Beginning with the first line, set down every line through the one containing "d3.scaleLinear().domain([40, 180]).range([pBottom, pTop]);", exactly as it appears, but not the pictures.

*-*-*

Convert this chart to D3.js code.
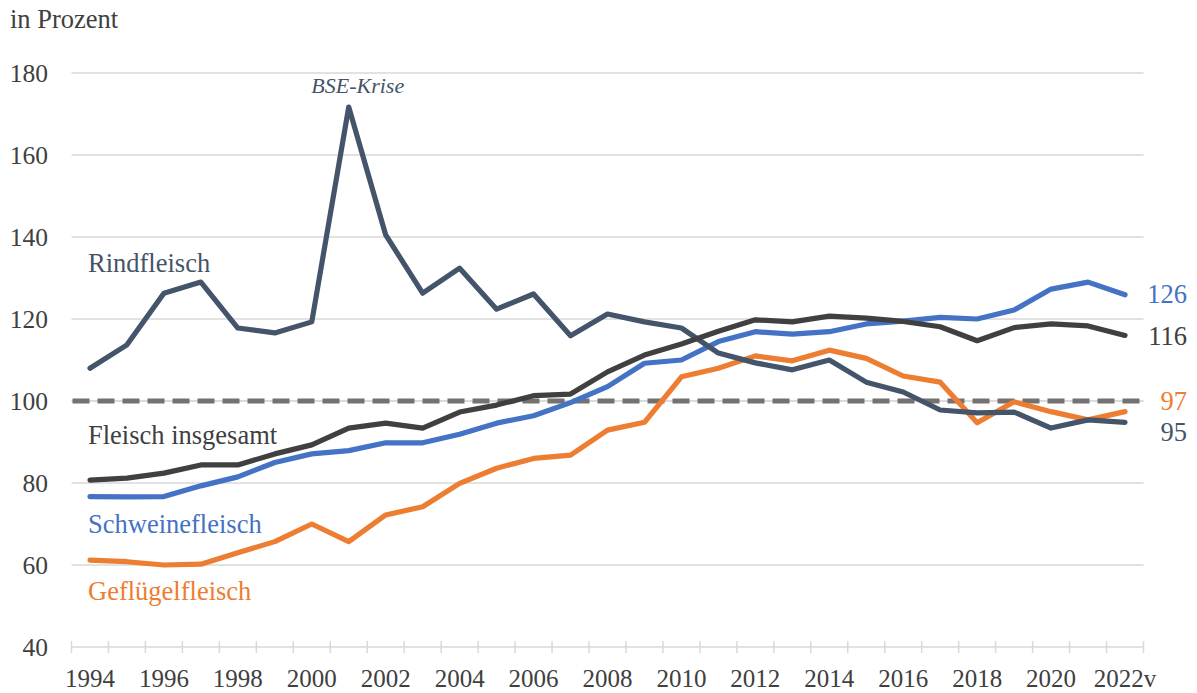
<!DOCTYPE html>
<html><head><meta charset="utf-8">
<script src="https://cdn.jsdelivr.net/npm/d3@7"></script>
<style>body{margin:0;background:#fff}svg{display:block}svg text{font-family:"Liberation Serif","Times New Roman","DejaVu Serif",serif}</style>
</head><body>
<svg id="c" width="1197" height="693"></svg>
<script>
const years = d3.range(1994, 2023);
const yearLabels = years.map(y => y === 2022 ? "2022v" : String(y));
const yTicks = [40, 60, 80, 100, 120, 140, 160, 180];
const rind = [108, 113.7, 126.3, 129, 117.8, 116.6, 119.3, 171.7, 140.5, 126.3, 132.4, 122.4, 126.1, 115.9, 121.2, 119.3, 117.8, 111.7, 109.3, 107.6, 110, 104.6, 102.2, 97.8, 97.1, 97.3, 93.4, 95.4, 94.8];
const gesamt = [80.7, 81.2, 82.4, 84.4, 84.4, 87.1, 89.3, 93.4, 94.6, 93.4, 97.3, 99, 101.3, 101.7, 107.1, 111.2, 113.9, 117, 119.8, 119.3, 120.7, 120.2, 119.4, 118.1, 114.7, 117.9, 118.8, 118.3, 116];
const schwein = [76.7, 76.6, 76.7, 79.3, 81.5, 85, 87.1, 87.9, 89.8, 89.8, 91.9, 94.6, 96.4, 99.6, 103.5, 109.2, 110, 114.5, 116.9, 116.3, 116.9, 118.8, 119.5, 120.4, 120, 122.2, 127.3, 129, 125.9];
const gefluegel = [61.2, 60.8, 60, 60.2, 63, 65.7, 70, 65.7, 72.2, 74.2, 79.9, 83.6, 86, 86.8, 92.9, 94.8, 105.9, 108, 111, 109.8, 112.4, 110.4, 106.1, 104.6, 94.7, 99.8, 97.4, 95.4, 97.4];
const seriesNames = ["Rindfleisch", "Fleisch insgesamt", "Schweinefleisch", "Geflügelfleisch"];
const endLabels = ["95", "116", "126", "97"];

const svg = d3.select("#c");
const pLeft = 71.5, pRight = 1143.5, pTop = 73, pBottom = 647;
const x = d3.scaleBand().domain(years).range([pLeft, pRight]);
const xc = d => x(d) + x.bandwidth() / 2;
const y = d3.scaleLinear().domain([40, 180]).range([pBottom, pTop]);

// gridlines
svg.append("g").selectAll("line").data(yTicks.filter(t => t !== 40)).join("line")
  .attr("x1", pLeft).attr("x2", pRight).attr("y1", d => y(d)).attr("y2", d => y(d))
  .attr("stroke", "#d9d9d9").attr("stroke-width", 1.5);

// y axis labels
svg.append("g").selectAll("text").data(yTicks).join("text")
  .attr("x", 48).attr("y", d => y(d) + 9).attr("text-anchor", "end")
  .attr("font-size", 25.5).attr("fill", "#404040").text(d => d);

// x axis
const xAxis = svg.append("g");
xAxis.append("line").attr("x1", pLeft).attr("x2", pRight).attr("y1", pBottom).attr("y2", pBottom)
  .attr("stroke", "#d9d9d9").attr("stroke-width", 1.5);
const bounds = years.map(d => x(d)).concat([pRight]);
xAxis.selectAll("line.t").data(bounds).join("line").attr("class", "t")
  .attr("x1", d => d).attr("x2", d => d).attr("y1", pBottom - 6).attr("y2", pBottom + 6)
  .attr("stroke", "#d9d9d9").attr("stroke-width", 1.5);
xAxis.selectAll("text").data(years.filter((d, i) => i % 2 === 0)).join("text")
  .attr("x", d => xc(d)).attr("y", 687).attr("text-anchor", "middle")
  .attr("font-size", 25).attr("fill", "#404040")
  .text(d => yearLabels[years.indexOf(d)]);

// reference line 100
svg.append("line").attr("x1", pLeft).attr("x2", pRight).attr("y1", y(100)).attr("y2", y(100))
  .attr("stroke", "#d9d9d9").attr("stroke-width", 1.5);
svg.append("line").attr("x1", pLeft + 1).attr("x2", pRight - 3).attr("y1", y(100)).attr("y2", y(100))
  .attr("stroke", "#767171").attr("stroke-width", 5).attr("stroke-dasharray", "17,8");

const line = d3.line().x((d, i) => xc(years[i])).y(d => y(d));
const series = [
  {v: gefluegel, c: "#ED7D31"},
  {v: schwein, c: "#4472C4"},
  {v: rind, c: "#44546A"},
  {v: gesamt, c: "#404040"}
];
svg.append("g").selectAll("path").data(series).join("path")
  .attr("d", d => line(d.v)).attr("fill", "none").attr("stroke", d => d.c)
  .attr("stroke-width", 5.2).attr("stroke-linejoin", "round").attr("stroke-linecap", "round");

// series labels
const lab = [
  {t: seriesNames[0], x: 88, y: 272, c: "#44546A"},
  {t: seriesNames[1], x: 88, y: 444, c: "#404040"},
  {t: seriesNames[2], x: 88, y: 533, c: "#4472C4"},
  {t: seriesNames[3], x: 88, y: 600, c: "#ED7D31"}
];
svg.append("g").selectAll("text").data(lab).join("text")
  .attr("x", d => d.x).attr("y", d => d.y).attr("fill", d => d.c)
  .attr("font-size", 26.5).text(d => d.t);

// end labels
const ends = [
  {t: endLabels[2], yv: 303, c: "#4472C4"},
  {t: endLabels[1], yv: 345, c: "#404040"},
  {t: endLabels[3], yv: 410, c: "#ED7D31"},
  {t: endLabels[0], yv: 441, c: "#44546A"}
];
svg.append("g").selectAll("text").data(ends).join("text")
  .attr("x", 1187).attr("y", d => d.yv).attr("text-anchor", "end").attr("fill", d => d.c)
  .attr("font-size", 26.5).text(d => d.t);

// BSE annotation
svg.append("text").attr("x", xc(2001) + 9).attr("y", 93).attr("text-anchor", "middle")
  .attr("font-size", 22).attr("font-style", "italic")
  .attr("fill", "#44546A").text("BSE-Krise");

// unit label
svg.append("text").attr("x", 10).attr("y", 28).attr("font-size", 26.5)
  .attr("fill", "#404040").text("in Prozent");
</script>
</body></html>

*-*-*

» **FINAL RESULT**:
Convert this chart to D3.js code.
<!DOCTYPE html>
<html><head><meta charset="utf-8">
<script src="https://cdn.jsdelivr.net/npm/d3@7"></script>
<style>body{margin:0;background:#fff}svg{display:block}svg text{font-family:"Liberation Serif","Times New Roman","DejaVu Serif",serif}</style>
</head><body>
<svg id="c" width="1197" height="693"></svg>
<script>
const years = d3.range(1994, 2023);
const yearLabels = years.map(y => y === 2022 ? "2022v" : String(y));
const yTicks = [40, 60, 80, 100, 120, 140, 160, 180];
const rind = [108, 113.7, 126.3, 129, 117.8, 116.6, 119.3, 171.7, 140.5, 126.3, 132.4, 122.4, 126.1, 115.9, 121.2, 119.3, 117.8, 111.7, 109.3, 107.6, 110, 104.6, 102.2, 97.8, 97.1, 97.3, 93.4, 95.4, 94.8];
const gesamt = [80.7, 81.2, 82.4, 84.4, 84.4, 87.1, 89.3, 93.4, 94.6, 93.4, 97.3, 99, 101.3, 101.7, 107.1, 111.2, 113.9, 117, 119.8, 119.3, 120.7, 120.2, 119.4, 118.1, 114.7, 117.9, 118.8, 118.3, 116];
const schwein = [76.7, 76.6, 76.7, 79.3, 81.5, 85, 87.1, 87.9, 89.8, 89.8, 91.9, 94.6, 96.4, 99.6, 103.5, 109.2, 110, 114.5, 116.9, 116.3, 116.9, 118.8, 119.5, 120.4, 120, 122.2, 127.3, 129, 125.9];
const gefluegel = [61.2, 60.8, 60, 60.2, 63, 65.7, 70, 65.7, 72.2, 74.2, 79.9, 83.6, 86, 86.8, 92.9, 94.8, 105.9, 108, 111, 109.8, 112.4, 110.4, 106.1, 104.6, 94.7, 99.8, 97.4, 95.4, 97.4];
const seriesNames = ["Rindfleisch", "Fleisch insgesamt", "Schweinefleisch", "Geflügelfleisch"];
const endLabels = ["95", "116", "126", "97"];

const svg = d3.select("#c");
const pLeft = 71.5, pRight = 1143.5, pTop = 73, pBottom = 647;
const x = d3.scaleBand().domain(years).range([pLeft, pRight]);
const xc = d => x(d) + x.bandwidth() / 2;
const y = d3.scaleLinear().domain([40, 180]).range([pBottom, pTop]);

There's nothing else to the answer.